**Exercise prompt:** Below are some records. Output the lines from the first one through the line that holds "(8,15) -- (1135,15);", exactly as written, with no pictures.

┄┄┄┄┄┄┄┄┄┄┄┄┄┄┄┄┄┄┄┄

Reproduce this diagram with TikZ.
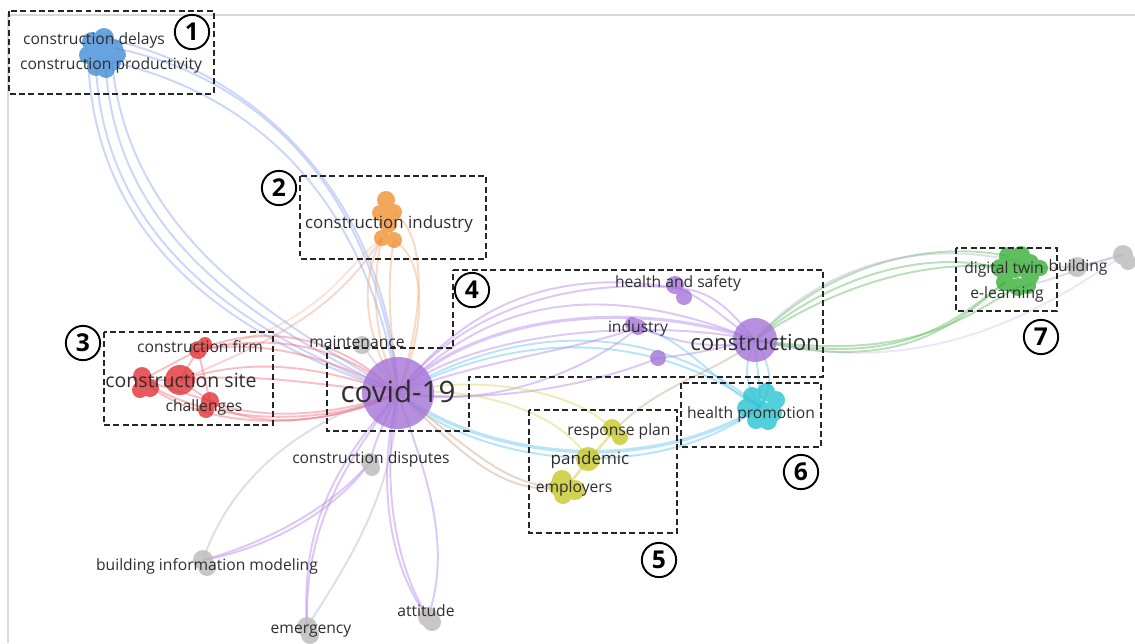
\documentclass[tikz,border=0pt]{standalone}
\usepackage{fontspec}
\setmainfont{Open Sans}
\usepackage{tikz}

\definecolor{bblue}{RGB}{65,140,215}
\definecolor{borange}{RGB}{240,145,50}
\definecolor{bred}{RGB}{225,50,55}
\definecolor{bpurple}{RGB}{165,115,215}
\definecolor{bcyan}{RGB}{40,195,210}
\definecolor{byellow}{RGB}{200,200,40}
\definecolor{bgreen}{RGB}{55,175,55}
\definecolor{bgray}{RGB}{185,185,185}
\definecolor{bluel}{RGB}{140,165,240}
\definecolor{orl}{RGB}{245,170,120}
\definecolor{redl}{RGB}{240,110,125}
\definecolor{purl}{RGB}{180,130,235}
\definecolor{cyl}{RGB}{100,195,240}
\definecolor{yell}{RGB}{215,210,100}
\definecolor{brnl}{RGB}{200,165,135}
\definecolor{grnl}{RGB}{100,185,100}
\definecolor{gryl}{RGB}{185,180,210}

\tikzset{
	lnk/.style={line width=1.1pt, draw opacity=0.45},
	bub/.style={fill=#1, fill opacity=0.8},
	kw/.style={font=\fontsize{8.9}{10}\selectfont, text=black!82, inner sep=0pt},
	box/.style={draw=black!85, line width=0.9pt, dash pattern=on 3.4pt off 1.9pt},
	num/.style={shape=circle, draw=black, line width=1.1pt, minimum size=19.5pt, inner sep=0pt, font=\fontsize{14}{14}\selectfont\bfseries}
}

\begin{document}
\begin{tikzpicture}[x=0.02cm, y=-0.02cm]
	\useasboundingbox (0,0) rectangle (1135,643);
	\draw[black!15, line width=0.6pt] (8,643) -- (8,15) -- (1135,15);
	
	% cluster positions
	\coordinate (b2) at (104,38);
	\coordinate (b3) at (114,48);
	\coordinate (b4) at (88,58);
	\coordinate (b6) at (112,62);
	\coordinate (b7) at (96,67);
	\coordinate (b8) at (106,69);
	\coordinate (o2) at (394,212);
	\coordinate (o5) at (382,238);
	\coordinate (o6) at (394,240);
	\coordinate (cs) at (180,380);
	\coordinate (cs2) at (142,380);
	\coordinate (cf) at (198,350);
	\coordinate (ch) at (210,401);
	\coordinate (mt) at (362,345);
	\coordinate (cv) at (398,393);
	\coordinate (hs) at (677,288);
	\coordinate (ind) at (638,327);
	\coordinate (pu) at (658,358);
	\coordinate (con) at (755,340);
	\coordinate (hp) at (760,407);
	\coordinate (rp) at (614,431);
	\coordinate (pd) at (588,459);
	\coordinate (emp) at (566,488);
	\coordinate (g1) at (1008,256);
	\coordinate (g4) at (1000,268);
	\coordinate (g7) at (1005,282);
	\coordinate (g8) at (1018,287);
	\coordinate (g10) at (1040,268);
	\coordinate (bd) at (1077,267);
	\coordinate (bd2) at (1123,255);
	\coordinate (cdp) at (370,462);
	\coordinate (bim) at (203,560);
	\coordinate (emg) at (307,627);
	\coordinate (att) at (428,617);
	
	% links
	\draw[lnk, bluel] (b7) .. controls (105,255) and (265,340) .. (cv);
	\draw[lnk, bluel] (b8) .. controls (118,250) and (278,333) .. (cv);
	\draw[lnk, bluel] (b6) .. controls (130,245) and (290,326) .. (cv);
	\draw[lnk, bluel] (b4) .. controls (95,258) and (255,345) .. (cv);
	\draw[lnk, bluel] (b3) .. controls (250,75) and (375,180) .. (cv);
	\draw[lnk, bluel] (b2) .. controls (245,68) and (385,185) .. (cv);
	\draw[lnk, bluel] (b6) .. controls (245,92) and (365,188) .. (cv);
	
	\draw[lnk, orl] (o5) .. controls (370,290) and (375,340) .. (cv);
	\draw[lnk, orl] (o6) .. controls (385,290) and (392,340) .. (cv);
	\draw[lnk, orl] (o5) .. controls (360,280) and (362,330) .. (cv);
	\draw[lnk, orl] (o6) .. controls (428,262) and (426,330) .. (cv);
	\draw[lnk, orl] (o2) .. controls (432,240) and (420,330) .. (cv);
	\draw[lnk, orl, draw opacity=0.3] (o5) .. controls (345,265) and (320,330) .. (cf);
	
	\draw[lnk, redl] (cf) .. controls (260,325) and (330,330) .. (cv);
	\draw[lnk, redl] (cf) .. controls (265,335) and (335,340) .. (cv);
	\draw[lnk, redl] (cf) .. controls (255,340) and (320,352) .. (cv);
	\draw[lnk, redl] (cs) .. controls (260,355) and (320,368) .. (cv);
	\draw[lnk, redl] (cs) .. controls (255,372) and (320,385) .. (cv);
	\draw[lnk, redl] (ch) .. controls (250,430) and (330,425) .. (cv);
	\draw[lnk, redl] (ch) .. controls (255,420) and (330,418) .. (cv);
	\draw[lnk, redl] (cs2) .. controls (200,432) and (320,432) .. (cv);
	\draw[lnk, redl] (cs2) .. controls (205,425) and (325,428) .. (cv);
	\draw[lnk, redl, draw opacity=0.3] (cs) .. controls (300,330) and (340,300) .. (o5);
	\draw[lnk, redl] (cs2) -- (cs) -- (cf) -- (ch) -- (cs);
	\draw[lnk, redl] (cs2) -- (cf);
	\draw[lnk, redl] (cs2) -- (ch);
	
	\draw[lnk, purl, line width=1.8pt] (cv) .. controls (480,310) and (640,300) .. (con);
	\draw[lnk, purl] (cv) .. controls (470,330) and (650,318) .. (con);
	\draw[lnk, purl] (cv) .. controls (490,298) and (600,278) .. (con);
	\draw[lnk, purl] (cv) .. controls (470,300) and (560,268) .. (hs);
	\draw[lnk, purl] (cv) .. controls (460,312) and (565,278) .. (hs);
	\draw[lnk, purl] (hs) .. controls (712,290) and (730,310) .. (con);
	\draw[lnk, purl] (hs) .. controls (705,298) and (722,318) .. (con);
	\draw[lnk, purl] (cv) .. controls (480,360) and (580,350) .. (ind);
	\draw[lnk, purl] (cv) .. controls (500,412) and (600,362) .. (ind);
	\draw[lnk, purl] (cv) .. controls (500,405) and (600,382) .. (pu);
	\draw[lnk, purl] (ind) .. controls (680,345) and (720,350) .. (con);
	\draw[lnk, purl] (pu) .. controls (690,355) and (720,348) .. (con);
	
	\draw[lnk, cyl, line width=2pt] (cv) .. controls (480,455) and (640,480) .. (hp);
	\draw[lnk, cyl] (cv) .. controls (470,462) and (650,490) .. (hp);
	\draw[lnk, cyl] (cv) .. controls (520,320) and (660,322) .. (hp);
	\draw[lnk, cyl] (cv) .. controls (520,330) and (650,330) .. (hp);
	\draw[lnk, cyl] (ind) .. controls (690,340) and (720,390) .. (hp);
	\draw[lnk, cyl] (con) .. controls (742,370) and (746,385) .. (hp);
	\draw[lnk, cyl] (con) .. controls (757,370) and (760,382) .. (hp);
	\draw[lnk, cyl] (con) .. controls (772,368) and (774,385) .. (hp);
	
	\draw[lnk, yell] (cv) .. controls (480,372) and (580,392) .. (rp);
	\draw[lnk, yell] (cv) .. controls (470,385) and (560,410) .. (pd);
	\draw[lnk, brnl] (cv) .. controls (470,448) and (505,488) .. (emp);
	\draw[lnk, brnl] (cv) .. controls (465,455) and (500,495) .. (emp);
	\draw[lnk, brnl] (rp) .. controls (660,382) and (720,372) .. (con);
	\draw[lnk, yell] (rp) -- (pd) -- (emp);
	\draw[lnk, yell] (rp) -- (emp);
	
	\draw[lnk, grnl] (con) .. controls (820,272) and (920,238) .. (g1);
	\draw[lnk, grnl] (con) .. controls (825,280) and (920,248) .. (g4);
	\draw[lnk, gryl] (con) .. controls (820,265) and (930,232) .. (g10);
	\draw[lnk, grnl] (con) .. controls (830,288) and (925,258) .. (g4);
	\draw[lnk, grnl] (con) .. controls (900,368) and (950,325) .. (g7);
	\draw[lnk, grnl] (con) .. controls (910,362) and (960,320) .. (g8);
	\draw[lnk, grnl] (con) .. controls (890,372) and (945,335) .. (g7);
	\draw[lnk, purl, draw opacity=0.22] (con) .. controls (900,375) and (1010,335) .. (bd2);
	\draw[lnk, gryl] (g10) -- (bd) -- (bd2);
	\draw[lnk, gryl] (g8) .. controls (1060,280) and (1090,262) .. (bd2);
	
	\draw[lnk, purl] (cv) .. controls (385,420) and (375,440) .. (cdp);
	\draw[lnk, purl] (cdp) .. controls (330,510) and (260,545) .. (bim);
	\draw[lnk, purl] (cdp) .. controls (334,514) and (262,550) .. (bim);
	\draw[lnk, gryl] (bim) .. controls (230,480) and (300,420) .. (cv);
	\draw[lnk, purl] (cv) .. controls (340,460) and (300,520) .. (emg);
	\draw[lnk, purl] (cv) .. controls (346,462) and (304,525) .. (emg);
	\draw[lnk, gryl] (emg) .. controls (350,560) and (395,490) .. (cv);
	\draw[lnk, purl] (cv) .. controls (375,480) and (390,570) .. (att);
	\draw[lnk, purl] (cv) .. controls (380,478) and (395,566) .. (att);
	\draw[lnk, purl] (cv) .. controls (420,460) and (455,540) .. (att);
	\draw[lnk, gryl] (cv) -- (mt);
	
	% bubbles
	\fill[bub=bblue] (92,42) circle (10) (104,38) circle (10) (114,48) circle (9)
		(88,55) circle (9) (100,52) circle (10) (112,62) circle (9)
		(96,67) circle (9) (106,69) circle (9) (118,55) circle (8);
	\fill[bub=borange] (386,200) circle (9) (394,212) circle (8) (380,213) circle (8)
		(388,224) circle (9) (382,238) circle (8) (394,240) circle (8);
	\fill[bub=bred] (cs) circle (15) (142,376) circle (9) (150,388) circle (9)
		(140,390) circle (8) (cf) circle (9) (205,344) circle (7)
		(ch) circle (9) (206,410) circle (8);
	\fill[bub=bpurple] (cv) circle (36) (con) circle (22) (675,285) circle (9)
		(684,297) circle (8) (ind) circle (8) (632,324) circle (7) (pu) circle (8);
	\fill[bub=bcyan] (752,396) circle (9) (766,392) circle (9) (776,400) circle (9)
		(746,408) circle (9) (760,410) circle (10) (773,413) circle (9)
		(756,420) circle (9) (768,421) circle (9);
	\fill[bub=byellow] (612,428) circle (9) (620,437) circle (8) (pd) circle (12)
		(562,480) circle (10) (575,490) circle (10) (563,495) circle (9) (558,487) circle (9);
	\fill[bub=bgreen] (g1) circle (9) (1021,255) circle (9) (1030,263) circle (9)
		(g4) circle (9) (1015,268) circle (10) (1030,276) circle (9)
		(g7) circle (9) (g8) circle (9) (1028,286) circle (8) (g10) circle (8);
	\fill[bub=bgray] (mt) circle (9) (bd) circle (10) (bd2) circle (10) (1128,262) circle (8)
		(cdp) circle (9) (372,468) circle (8) (bim) circle (10) (207,567) circle (9)
		(emg) circle (10) (310,635) circle (9) (att) circle (10) (432,622) circle (9);
	
	% labels
	\node[kw] (l-cd) at (94,40) {construction delays};
	\node[kw] (l-cp) at (111,65) {construction productivity};
	\node[kw, font=\fontsize{9.6}{11}\selectfont] (l-ci) at (389,224) {construction industry};
	\node[kw] (l-cf) at (200,347) {construction firm};
	\node[kw, font=\fontsize{11.1}{13}\selectfont] (l-cs) at (181,380) {construction site};
	\node[kw] (l-ch) at (204,407) {challenges};
	\node[kw] (l-mt) at (357,342) {maintenance};
	\node[kw, font=\fontsize{16.8}{19}\selectfont] (l-cv) at (398,391) {covid-19};
	\node[kw] (l-hs) at (678,283) {health and safety};
	\node[kw] (l-ind) at (638,328) {industry};
	\node[kw, font=\fontsize{12.6}{15}\selectfont] (l-con) at (755,342) {construction};
	\node[kw] (l-hp) at (751,414) {health promotion};
	\node[kw] (l-rp) at (619,431) {response plan};
	\node[kw, font=\fontsize{9.7}{11}\selectfont] (l-pd) at (590,460) {pandemic};
	\node[kw] (l-emp) at (574,488) {employers};
	\node[kw] (l-dt) at (1004,269) {digital twin};
	\node[kw] (l-bd) at (1078,267) {building};
	\node[kw] (l-el) at (1007,294) {e-learning};
	\node[kw] (l-cdp) at (371,459) {construction disputes};
	\node[kw] (l-bim) at (207,566) {building information modeling};
	\node[kw] (l-emg) at (311,631) {emergency};
	\node[kw] (l-att) at (426,611) {attitude};
	
	% cluster frames
	\draw[box] (9,11) rectangle (214,94);
	\draw[box] (300,176) rectangle (486,259);
	\draw[box] (104,332) rectangle (273,425);
	\draw[box] (453,270) -- (823,270) -- (823,377) -- (469,377) -- (469,431)
		-- (327,431) -- (327,348) -- (453,348) -- cycle;
	\draw[box] (529,410) rectangle (677,533);
	\draw[box] (681,383) rectangle (821,447);
	\draw[box] (956,248) rectangle (1057,311);
	
	\node[num] (n1) at (192,32) {1};
	\node[num] (n2) at (279,188) {2};
	\node[num] (n3) at (83,343) {3};
	\node[num] (n4) at (472,290) {4};
	\node[num] (n5) at (659,560) {5};
	\node[num] (n6) at (801,472) {6};
	\node[num] (n7) at (1041,337) {7};
	
\end{tikzpicture}
\end{document}
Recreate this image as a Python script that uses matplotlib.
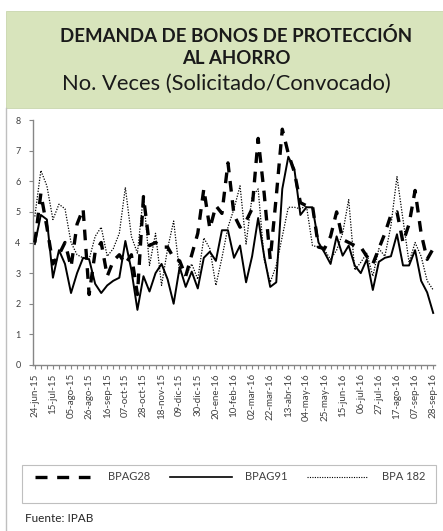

┄┄┄┄┄┄┄┄┄┄┄┄┄┄┄┄┄┄┄┄

**Solution below:**
Reproduce this diagram with TikZ.
\documentclass[tikz,border=0pt]{standalone}
\usepackage{fontspec}
\setmainfont{Open Sans}
\usepackage{tikz}

\definecolor{bblue}{RGB}{65,140,215}
\definecolor{borange}{RGB}{240,145,50}
\definecolor{bred}{RGB}{225,50,55}
\definecolor{bpurple}{RGB}{165,115,215}
\definecolor{bcyan}{RGB}{40,195,210}
\definecolor{byellow}{RGB}{200,200,40}
\definecolor{bgreen}{RGB}{55,175,55}
\definecolor{bgray}{RGB}{185,185,185}
\definecolor{bluel}{RGB}{140,165,240}
\definecolor{orl}{RGB}{245,170,120}
\definecolor{redl}{RGB}{240,110,125}
\definecolor{purl}{RGB}{180,130,235}
\definecolor{cyl}{RGB}{100,195,240}
\definecolor{yell}{RGB}{215,210,100}
\definecolor{brnl}{RGB}{200,165,135}
\definecolor{grnl}{RGB}{100,185,100}
\definecolor{gryl}{RGB}{185,180,210}

\tikzset{
	lnk/.style={line width=1.1pt, draw opacity=0.45},
	bub/.style={fill=#1, fill opacity=0.8},
	kw/.style={font=\fontsize{8.9}{10}\selectfont, text=black!82, inner sep=0pt},
	box/.style={draw=black!85, line width=0.9pt, dash pattern=on 3.4pt off 1.9pt},
	num/.style={shape=circle, draw=black, line width=1.1pt, minimum size=19.5pt, inner sep=0pt, font=\fontsize{14}{14}\selectfont\bfseries}
}

\begin{document}
\begin{tikzpicture}[x=0.02cm, y=-0.02cm]
	\useasboundingbox (0,0) rectangle (1135,643);
	\draw[black!15, line width=0.6pt] (8,643) -- (8,15) -- (1135,15);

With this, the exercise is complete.